"students want to produce meaningful output"

A number of people sent me a link to this story about Kyle Brady and his ordeal getting his school to let him post the source code to his assignments.  In the spirit of the academy, Kyle wanted to share the results of his work.  His professor said no and threatened to fail him, and it was only through escalating it to upper administration that he was finally allowed to do it.

This story amazes me.  Here are a couple of quotations that resonated with me:

The most important lesson from it for me is that students want to produce meaningful output from their course-assignments, things that have intrinsic value apart from their usefulness for assessing their progress in the course. Profs -- including me, at times -- fall into the lazy trap of wanting to assign rotework that can be endlessly recycled as work for new students, a model that fails when the students treat their work as useful in and of itself and therefore worthy of making public for their peers and other interested parties who find them through search results, links, etc.

...

I've always thought it was miserable that we take the supposed best and brightest in society, charge them up to $60,000 a year in fees, then put them to work for four years on producing busywork that no one -- not them, not their profs, not other scholars -- actually wants to read.
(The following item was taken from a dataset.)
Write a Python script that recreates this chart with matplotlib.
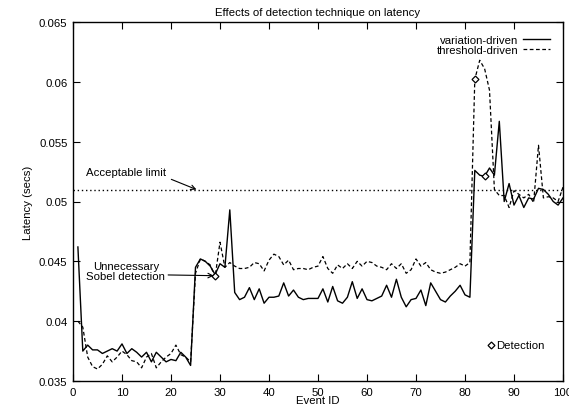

Might as well get them to spend four years carving detailed models of ships from sweet potatoes (and then bury the potatoes).
There's an important lesson for educators here.  Students want to:

  • work on things that matter.
  • have the chance to participate in the production of knowledge.
  • share.
    I've written before about the idea of permission in an academic context.  This is proof that there are still serious barriers to mixing education proper with the web.  At the same time that we're hearing stories like this one, there are an increasing number of stories about the opposite, and people who see the value of letting go of closed approaches to knowledge in favour of collaboration.

Take the example of Srirang Doddihal in India.  Srirang, or brahmana as he's known in the Mozilla world, was a student when he did a Google Summer of Code project.  After completing the project and graduating, he kept going with Mozilla as an active contributor working on things like the Download Manager.  He also had a vision for his old school: if he could work on Mozilla as a student, why couldn't other students?  Over the winter he's worked with Mozilla Education and his old professors to work toward establishing a new course in the fall on Mozilla at his old school.

Srirang's story is unique, but not singular.  We're talking with other schools interested in doing the same thing, and the only thing stopping us from working with you is that first email you need to send.  It doesn't matter if you're a professor or an individual student, you can start working on things that matter right now as part of Mozilla.

For Kyle and his professor, it's worth noting that Mozilla provides some significant solutions to the problems they faced:

  1. Mozilla source code is freely available for study, modification, and contribution.  The ambiguity of what you can and can't do has been removed, helping students and professors alike avoid these sorts of battles.
  2. Mozilla is large enough that you can give different assignments all the time but still use the same content.  For profs it's hard to come up with variations on the same thing year after.  Mozilla is an endless supply of similar but unique types of work.
  3. Mozilla does significant and important work, both from a technical and public good point of view.  Working on Mozilla means a lot of different things.  You can work on enhancing the open web, accessiblity, graphic design, compiler optimizations, static analysis, web tools, build systems, HCI and UX, cross-platform development, mobile, localization and internationalization, automation, quality assurance, testing, technical documentation, extensibility, etc.  The list is as varied as the people who do it.
  4. You aren't alone in finding things you can do or getting help doing them.  Mozilla keeps track of its work using a public bug tracking system, and even flags bugs appropriate for student projects.
  5. Over the past 10 years, Mozilla has proven that you can succeed by doing things in the open, using the web to collaborate, and sharing what you know.  We're beyond the point where people like Kyle's professor can claim that this is a nice idealism with no practical benifit, or not how the real world works.  In fewer than 35 days, Mozilla will show you how well this approach works in the real world.
    More students need to follow Kyle's lead and take their learning seriously.  What he did is what Mozilla does every day, and if you're ready to try this, we're ready to help you succeed.